Wednesday, December 19, 2012

Crowd-Sourcing My IntarWebz Planning Problem

Wow ... the move to Gainesville, Florida is coming up rather quickly (10 days)! We haven't secured permanent lodging yet, and very well may not until after we're down there, but we have been looking and right now the place we're looking at is a cabin in the woods.


No, not that cabin in the woods. At least I hope not. But a cabin. In the woods.

That means no cable.

According to the landlord, the place is already set up with satellite dishes for both DirecTV and DISH Network -- presumably it would just be "plug in a box, pay and get with it." My guess, given the place's proximity to two small towns (about 5 miles and about 10 miles respectively) and one reasonable-sized city (25 miles to Gainesville), is that AT&T U-Verse and/or some other DSL-type Internet service will also be available; and that the place is well-covered by cell networks, making 3G or 4G a possibility.

So: Taking likely price and likely performance into account, which option makes the most sense for a family of four that probably uses a crap ton of bandwidth?

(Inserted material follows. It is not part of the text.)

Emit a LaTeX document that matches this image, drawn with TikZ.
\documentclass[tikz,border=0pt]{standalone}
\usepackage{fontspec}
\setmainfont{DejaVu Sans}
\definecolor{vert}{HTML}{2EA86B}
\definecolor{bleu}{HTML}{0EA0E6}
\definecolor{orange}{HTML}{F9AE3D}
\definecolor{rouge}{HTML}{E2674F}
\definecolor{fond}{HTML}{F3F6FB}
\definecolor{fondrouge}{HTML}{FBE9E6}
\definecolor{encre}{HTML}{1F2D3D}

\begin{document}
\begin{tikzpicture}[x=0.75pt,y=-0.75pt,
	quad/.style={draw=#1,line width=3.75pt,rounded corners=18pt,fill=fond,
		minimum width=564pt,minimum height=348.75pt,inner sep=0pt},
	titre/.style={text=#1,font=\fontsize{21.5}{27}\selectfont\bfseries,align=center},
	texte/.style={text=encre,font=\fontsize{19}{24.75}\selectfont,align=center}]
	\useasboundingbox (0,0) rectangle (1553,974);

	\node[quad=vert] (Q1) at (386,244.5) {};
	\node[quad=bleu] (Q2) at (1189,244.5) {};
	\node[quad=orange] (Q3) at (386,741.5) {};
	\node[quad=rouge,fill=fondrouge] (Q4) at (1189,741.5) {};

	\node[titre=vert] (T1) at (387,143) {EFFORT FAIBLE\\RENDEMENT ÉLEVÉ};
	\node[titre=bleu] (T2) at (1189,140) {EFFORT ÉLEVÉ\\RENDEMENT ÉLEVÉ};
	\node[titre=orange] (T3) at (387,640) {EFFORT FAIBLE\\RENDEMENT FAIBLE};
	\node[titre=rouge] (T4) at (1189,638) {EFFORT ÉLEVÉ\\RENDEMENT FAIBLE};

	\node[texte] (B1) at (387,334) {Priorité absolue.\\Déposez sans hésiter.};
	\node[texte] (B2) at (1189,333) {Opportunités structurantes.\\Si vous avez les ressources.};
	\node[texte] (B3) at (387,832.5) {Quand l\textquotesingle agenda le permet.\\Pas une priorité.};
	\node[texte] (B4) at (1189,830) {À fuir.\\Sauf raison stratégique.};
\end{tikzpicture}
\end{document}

I say "probably" because although I've never run up against the limits with our current cable ISP, three of us four spend most of our waking hours doing something online. Work (for me, and a little bit for Tamara). Homework (for the kids -- documentaries on Netflix, Khan Academy videos, etc. are part of our homeschool routine). Gaming (Xbox Live for Daniel, hosting an SRB2 multiplayer hangamajigger for Liam). Movies and shows (Netflix, Hulu, Crackle). General horsing around (Youtube, Failblog, etc.).

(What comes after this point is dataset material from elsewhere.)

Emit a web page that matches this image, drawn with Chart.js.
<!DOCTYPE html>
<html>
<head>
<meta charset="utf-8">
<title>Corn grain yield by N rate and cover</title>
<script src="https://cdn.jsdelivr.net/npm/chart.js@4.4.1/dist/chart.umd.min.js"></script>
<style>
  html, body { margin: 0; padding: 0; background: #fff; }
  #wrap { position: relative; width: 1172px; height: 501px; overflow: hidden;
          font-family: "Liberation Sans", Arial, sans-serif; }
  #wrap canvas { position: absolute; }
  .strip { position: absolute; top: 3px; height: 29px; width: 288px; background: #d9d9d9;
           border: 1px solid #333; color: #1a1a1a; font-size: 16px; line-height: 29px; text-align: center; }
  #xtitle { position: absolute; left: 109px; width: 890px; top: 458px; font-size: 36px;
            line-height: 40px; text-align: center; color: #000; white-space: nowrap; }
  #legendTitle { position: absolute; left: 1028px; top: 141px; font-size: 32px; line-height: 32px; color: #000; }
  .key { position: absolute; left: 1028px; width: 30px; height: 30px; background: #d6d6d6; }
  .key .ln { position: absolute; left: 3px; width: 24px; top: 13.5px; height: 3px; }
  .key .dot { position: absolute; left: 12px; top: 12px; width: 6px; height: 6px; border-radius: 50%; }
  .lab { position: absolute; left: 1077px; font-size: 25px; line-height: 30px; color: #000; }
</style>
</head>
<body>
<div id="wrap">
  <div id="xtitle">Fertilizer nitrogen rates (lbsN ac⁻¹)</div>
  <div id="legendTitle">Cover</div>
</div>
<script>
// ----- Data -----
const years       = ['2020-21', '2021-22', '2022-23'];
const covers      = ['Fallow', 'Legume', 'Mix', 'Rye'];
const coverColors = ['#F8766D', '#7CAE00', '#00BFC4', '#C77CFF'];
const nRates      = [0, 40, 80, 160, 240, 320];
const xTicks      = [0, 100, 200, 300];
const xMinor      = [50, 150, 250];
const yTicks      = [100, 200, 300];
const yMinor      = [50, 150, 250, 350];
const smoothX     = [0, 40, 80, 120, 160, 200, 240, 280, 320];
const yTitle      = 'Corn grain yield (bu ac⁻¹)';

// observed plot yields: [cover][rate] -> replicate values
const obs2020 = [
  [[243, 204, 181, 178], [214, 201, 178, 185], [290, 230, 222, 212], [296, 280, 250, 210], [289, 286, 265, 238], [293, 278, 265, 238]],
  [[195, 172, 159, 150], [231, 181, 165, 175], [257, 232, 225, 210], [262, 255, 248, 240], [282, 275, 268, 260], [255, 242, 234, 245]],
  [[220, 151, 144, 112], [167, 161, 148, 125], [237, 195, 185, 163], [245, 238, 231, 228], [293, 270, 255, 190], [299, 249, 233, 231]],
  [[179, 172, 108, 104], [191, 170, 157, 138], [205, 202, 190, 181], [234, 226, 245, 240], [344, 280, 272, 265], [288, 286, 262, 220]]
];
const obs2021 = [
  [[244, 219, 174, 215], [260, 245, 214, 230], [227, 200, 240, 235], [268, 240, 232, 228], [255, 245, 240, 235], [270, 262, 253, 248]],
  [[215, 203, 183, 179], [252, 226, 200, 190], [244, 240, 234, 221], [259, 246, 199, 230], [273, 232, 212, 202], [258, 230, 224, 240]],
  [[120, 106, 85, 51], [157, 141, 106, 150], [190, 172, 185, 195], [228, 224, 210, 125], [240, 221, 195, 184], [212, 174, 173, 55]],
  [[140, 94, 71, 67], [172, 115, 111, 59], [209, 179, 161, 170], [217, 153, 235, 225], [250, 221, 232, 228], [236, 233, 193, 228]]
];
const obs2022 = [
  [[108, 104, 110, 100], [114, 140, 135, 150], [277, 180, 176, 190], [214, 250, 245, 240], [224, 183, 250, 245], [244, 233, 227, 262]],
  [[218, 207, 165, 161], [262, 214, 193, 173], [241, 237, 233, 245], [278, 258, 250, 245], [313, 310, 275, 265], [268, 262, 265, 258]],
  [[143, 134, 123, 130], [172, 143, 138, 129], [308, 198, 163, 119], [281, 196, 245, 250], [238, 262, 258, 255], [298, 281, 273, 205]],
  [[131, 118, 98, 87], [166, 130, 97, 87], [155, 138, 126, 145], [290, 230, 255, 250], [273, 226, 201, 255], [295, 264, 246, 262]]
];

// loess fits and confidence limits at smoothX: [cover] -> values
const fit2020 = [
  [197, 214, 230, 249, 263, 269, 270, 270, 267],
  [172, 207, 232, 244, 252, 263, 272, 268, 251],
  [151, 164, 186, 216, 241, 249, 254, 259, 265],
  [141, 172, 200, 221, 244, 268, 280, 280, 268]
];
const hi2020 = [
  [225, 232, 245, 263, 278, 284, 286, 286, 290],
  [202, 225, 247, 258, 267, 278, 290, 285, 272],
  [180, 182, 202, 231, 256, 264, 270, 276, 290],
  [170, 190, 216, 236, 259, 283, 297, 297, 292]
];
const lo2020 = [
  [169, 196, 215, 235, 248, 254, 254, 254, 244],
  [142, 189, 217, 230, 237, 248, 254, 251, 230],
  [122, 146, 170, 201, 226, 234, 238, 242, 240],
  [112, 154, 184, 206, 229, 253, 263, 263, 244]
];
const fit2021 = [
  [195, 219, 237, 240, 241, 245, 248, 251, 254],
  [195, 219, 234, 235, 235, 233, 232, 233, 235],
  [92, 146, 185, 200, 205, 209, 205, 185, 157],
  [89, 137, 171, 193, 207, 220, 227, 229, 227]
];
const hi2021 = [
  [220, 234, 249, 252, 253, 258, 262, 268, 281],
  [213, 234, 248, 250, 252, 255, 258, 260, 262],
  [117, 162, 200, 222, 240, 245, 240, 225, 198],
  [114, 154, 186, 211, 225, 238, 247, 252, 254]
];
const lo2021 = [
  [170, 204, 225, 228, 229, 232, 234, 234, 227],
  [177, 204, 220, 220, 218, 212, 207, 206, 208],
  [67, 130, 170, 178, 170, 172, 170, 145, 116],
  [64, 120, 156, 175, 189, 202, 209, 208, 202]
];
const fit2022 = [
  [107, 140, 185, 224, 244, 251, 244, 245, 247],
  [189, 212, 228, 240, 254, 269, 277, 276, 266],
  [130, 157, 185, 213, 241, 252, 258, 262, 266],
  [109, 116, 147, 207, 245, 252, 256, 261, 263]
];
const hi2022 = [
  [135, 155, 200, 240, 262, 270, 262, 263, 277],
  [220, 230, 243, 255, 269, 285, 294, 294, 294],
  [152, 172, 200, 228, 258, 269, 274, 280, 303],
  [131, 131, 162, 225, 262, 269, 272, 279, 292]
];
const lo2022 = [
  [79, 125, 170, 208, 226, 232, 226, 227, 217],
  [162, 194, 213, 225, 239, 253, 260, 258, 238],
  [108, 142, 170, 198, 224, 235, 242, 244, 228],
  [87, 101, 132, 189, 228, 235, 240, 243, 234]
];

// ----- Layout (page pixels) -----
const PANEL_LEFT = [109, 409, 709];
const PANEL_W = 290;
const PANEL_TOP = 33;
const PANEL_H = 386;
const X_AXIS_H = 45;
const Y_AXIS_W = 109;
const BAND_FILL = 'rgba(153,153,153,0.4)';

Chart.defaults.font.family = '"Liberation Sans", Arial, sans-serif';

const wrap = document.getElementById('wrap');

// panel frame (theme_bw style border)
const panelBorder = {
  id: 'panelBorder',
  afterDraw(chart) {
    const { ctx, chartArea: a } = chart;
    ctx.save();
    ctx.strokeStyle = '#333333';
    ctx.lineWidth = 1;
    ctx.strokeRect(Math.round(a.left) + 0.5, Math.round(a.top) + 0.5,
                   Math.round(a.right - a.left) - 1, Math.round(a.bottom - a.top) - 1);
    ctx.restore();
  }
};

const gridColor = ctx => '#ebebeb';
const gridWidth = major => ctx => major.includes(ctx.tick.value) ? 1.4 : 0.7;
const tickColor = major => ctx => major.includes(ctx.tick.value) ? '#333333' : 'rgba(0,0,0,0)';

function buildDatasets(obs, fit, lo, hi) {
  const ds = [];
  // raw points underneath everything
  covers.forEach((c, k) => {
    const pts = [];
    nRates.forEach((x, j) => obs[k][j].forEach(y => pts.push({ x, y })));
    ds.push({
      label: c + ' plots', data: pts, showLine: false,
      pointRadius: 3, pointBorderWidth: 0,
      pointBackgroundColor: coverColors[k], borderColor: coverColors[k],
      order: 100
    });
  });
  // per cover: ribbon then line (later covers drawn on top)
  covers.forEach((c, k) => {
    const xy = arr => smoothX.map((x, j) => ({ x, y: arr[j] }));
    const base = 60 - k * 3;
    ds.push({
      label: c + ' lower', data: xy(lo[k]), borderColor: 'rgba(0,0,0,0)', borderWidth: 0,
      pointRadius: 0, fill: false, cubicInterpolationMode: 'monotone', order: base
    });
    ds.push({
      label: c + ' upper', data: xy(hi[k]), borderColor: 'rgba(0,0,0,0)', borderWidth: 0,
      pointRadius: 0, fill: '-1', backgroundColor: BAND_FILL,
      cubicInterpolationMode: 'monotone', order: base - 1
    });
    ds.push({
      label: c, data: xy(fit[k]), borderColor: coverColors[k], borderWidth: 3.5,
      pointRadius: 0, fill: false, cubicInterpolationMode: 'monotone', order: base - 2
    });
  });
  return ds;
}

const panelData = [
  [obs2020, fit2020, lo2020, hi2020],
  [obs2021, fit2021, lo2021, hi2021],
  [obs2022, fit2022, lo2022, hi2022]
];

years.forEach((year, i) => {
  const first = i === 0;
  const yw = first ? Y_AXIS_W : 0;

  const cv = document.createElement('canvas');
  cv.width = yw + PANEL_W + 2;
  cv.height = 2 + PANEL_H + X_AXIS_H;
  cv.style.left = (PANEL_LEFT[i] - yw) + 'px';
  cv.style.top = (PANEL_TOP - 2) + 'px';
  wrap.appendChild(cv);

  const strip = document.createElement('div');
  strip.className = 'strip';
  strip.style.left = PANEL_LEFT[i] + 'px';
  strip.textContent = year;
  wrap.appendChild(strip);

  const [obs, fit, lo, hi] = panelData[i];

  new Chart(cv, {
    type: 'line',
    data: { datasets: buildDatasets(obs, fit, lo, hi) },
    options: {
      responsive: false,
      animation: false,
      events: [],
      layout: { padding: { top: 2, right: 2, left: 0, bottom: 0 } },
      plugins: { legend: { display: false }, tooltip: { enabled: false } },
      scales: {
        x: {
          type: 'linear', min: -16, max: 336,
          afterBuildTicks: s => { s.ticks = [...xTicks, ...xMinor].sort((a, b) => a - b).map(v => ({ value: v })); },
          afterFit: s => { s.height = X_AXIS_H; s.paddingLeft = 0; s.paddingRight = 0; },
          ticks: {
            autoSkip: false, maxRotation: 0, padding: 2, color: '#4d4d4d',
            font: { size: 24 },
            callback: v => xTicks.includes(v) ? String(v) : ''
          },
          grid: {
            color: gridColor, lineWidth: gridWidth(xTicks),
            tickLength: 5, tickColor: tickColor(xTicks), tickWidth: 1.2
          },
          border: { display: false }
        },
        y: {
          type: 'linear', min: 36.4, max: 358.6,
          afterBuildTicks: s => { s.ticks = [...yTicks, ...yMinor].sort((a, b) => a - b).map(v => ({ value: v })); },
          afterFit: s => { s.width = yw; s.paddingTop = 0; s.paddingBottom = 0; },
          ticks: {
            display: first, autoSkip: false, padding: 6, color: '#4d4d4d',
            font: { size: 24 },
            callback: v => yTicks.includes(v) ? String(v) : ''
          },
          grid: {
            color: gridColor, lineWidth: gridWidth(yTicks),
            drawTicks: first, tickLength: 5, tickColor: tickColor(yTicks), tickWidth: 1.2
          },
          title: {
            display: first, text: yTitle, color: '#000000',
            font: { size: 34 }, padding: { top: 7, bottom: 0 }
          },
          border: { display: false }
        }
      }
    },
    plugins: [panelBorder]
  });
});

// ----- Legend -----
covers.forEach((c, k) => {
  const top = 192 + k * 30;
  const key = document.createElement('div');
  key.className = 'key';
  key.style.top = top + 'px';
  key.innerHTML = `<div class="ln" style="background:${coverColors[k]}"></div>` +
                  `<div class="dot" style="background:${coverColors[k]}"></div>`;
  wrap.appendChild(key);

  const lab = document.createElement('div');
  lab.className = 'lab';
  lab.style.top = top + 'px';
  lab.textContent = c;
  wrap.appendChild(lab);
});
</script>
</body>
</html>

I guess it's possible that we don't use as much bandwidth as I think. I've banned most use of HD video at any rate. But I'd be surprised if our use of streaming regular-definition video added up to less than 10 hours a day for the household.

Anyway, recommendations appreciated. One recommendation not needed, as it is already in the plan, is "kick the kids' asses off of their machines and make them go outside more."

Which brings us back to the alligator issue. The cabin is near more than one lake. The one it's closest to -- about 100 meters -- is supposedly dry most of the time, but aerial photography indicates to me that it's more like ... well, marshy or swampy ... than dry per se.